As for missing pictures, my argument is, either the text is referring to an image that cannot be seen in reader mode, then I'll notice and switch back to normal mode to see the image, or the image is not relevant to the text, so I just don't care for it.

aerojoe23|4 years ago

I use it for the text to speech in Firefox a lot. When there isn't a pay wall in the way I'll open the page in another tab while reader read's it to me.

This way I can see the text and pictures the way they intended it to be.

Another downside is that text content for other articles on the site that aren't part of the article, will be in the content. On the full site they'll be links or something and you just skip them with out thinking. In text to speech reader mode, it reads them off.

dredmorbius|4 years ago

There's no risk in invoking Reader Mode. If it doesn't render or omits text, you can simply toggle it off / navigate back to the native page.

Images in online articles are irrelevant the overwhelming majority of the time --- 75%--95% or more. At best they're eye-candy or distractions. They occasionally provide context. Some serve as a contextual reminder. I'd suggest that information-critical graphics (there's information in the image that's not available from the article itself) are in the neighbourhood of 1% of all images. These tend to be graphs, plots, charts, or maps.

They're also generally rendered by Reader Mode, unless the site is very poorly designed.

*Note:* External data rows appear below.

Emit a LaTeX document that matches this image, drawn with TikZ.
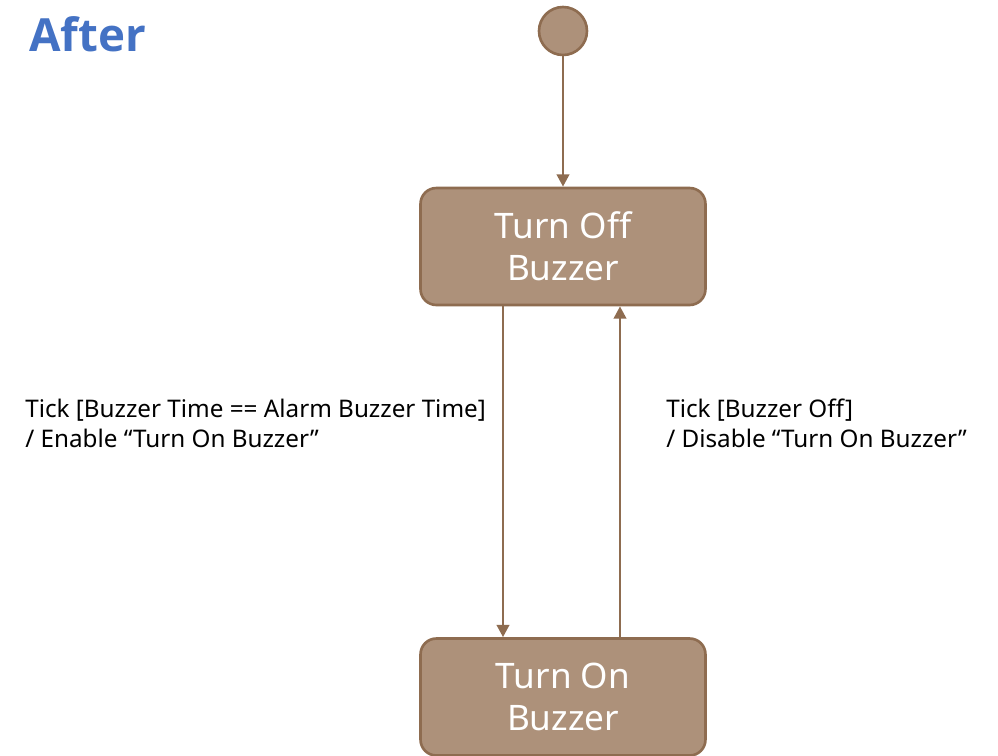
\documentclass[tikz,border=0pt]{standalone}
\usepackage{fontspec}
\setmainfont{Noto Sans}
\newfontfamily\titlefont{Open Sans}
\usetikzlibrary{arrows.meta}
\definecolor{stfill}{RGB}{173,145,122}
\definecolor{stline}{RGB}{142,108,80}
\definecolor{titleblue}{RGB}{68,114,196}
\begin{document}
\begin{tikzpicture}[x=0.02cm,y=-0.02cm]
\tikzstyle{every node}+=[inner sep=0pt]
\tikzstyle{state}=[draw=stline, line width=1.5pt, fill=stfill, rounded corners=9pt, minimum width=5.7cm, minimum height=2.34cm, align=center, text=white, font=\fontsize{20}{24}\selectfont]
\tikzstyle{trans}=[draw=stline, line width=1.6pt, -{Triangle[width=7pt,length=7pt]}]
\tikzstyle{lbl}=[anchor=west, align=left, font=\fontsize{13.8}{17}\selectfont]
\useasboundingbox (0,0) rectangle (998,755);
\node [anchor=west, text=titleblue, font=\titlefont\fontsize{26}{30}\selectfont\bfseries] (title) at (29,34) {After};
\node [circle, draw=stline, line width=1.5pt, fill=stfill, minimum size=0.96cm] (init) at (563,31) {};
\node [state] (off) at (563,246.5) {Turn Off\\Buzzer};
\node [state] (on) at (563,697) {Turn On\\Buzzer};
\draw [trans] (init) -- (off);
\draw [trans] (off.south -| 503,0) -- (on.north -| 503,0);
\draw [trans] (on.north -| 620,0) -- (off.south -| 620,0);
\node [lbl] (enable) at (25,423) {Tick [Buzzer Time == Alarm Buzzer Time]\\/ Enable “Turn On Buzzer”};
\node [lbl] (disable) at (666,423) {Tick [Buzzer Off]\\/ Disable “Turn On Buzzer”};
\end{tikzpicture}
\end{document}
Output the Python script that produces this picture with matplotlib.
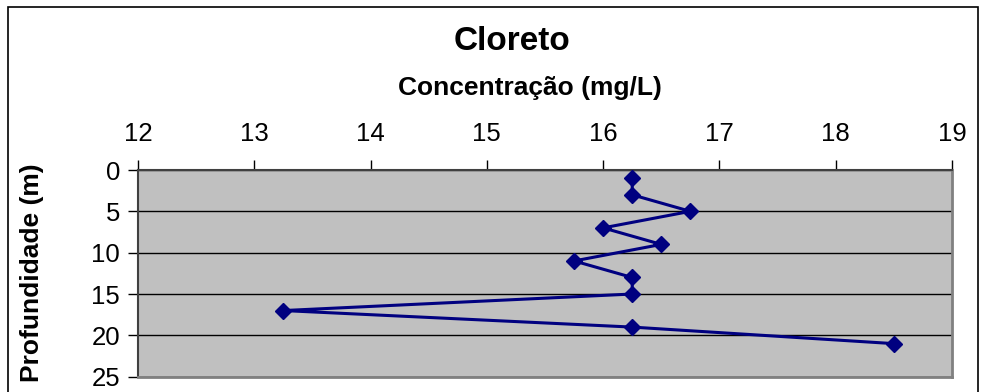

TL;DR: This is an irrelevant concern.

perryizgr8|4 years ago

This is exactly why I don't use it either. Sometimes I have noticed that diagrams/images are stripped out. Sometimes a couple paragraphs at the end will be omitted.

sidpatil|4 years ago

I've noticed the same thing. Nowadays I quickly check the end of the article before switching to reader mode, to make sure it's still there.

frenkel|4 years ago

You should give it a try, I've never noticed any important parts missing.

q-rews|4 years ago

I use Safari’s reader mode on Medium and it fails to load lazy-loaded images (unsurprisingly) so if I want to see those, I have to scroll down first and then enable the mode.

kzrdude|4 years ago

Sometimes images are missing. Especially banner images, of course, and sometimes those illustrate the story, but I think also background-level images (that are used for non-background purposes, if you miss them, of course).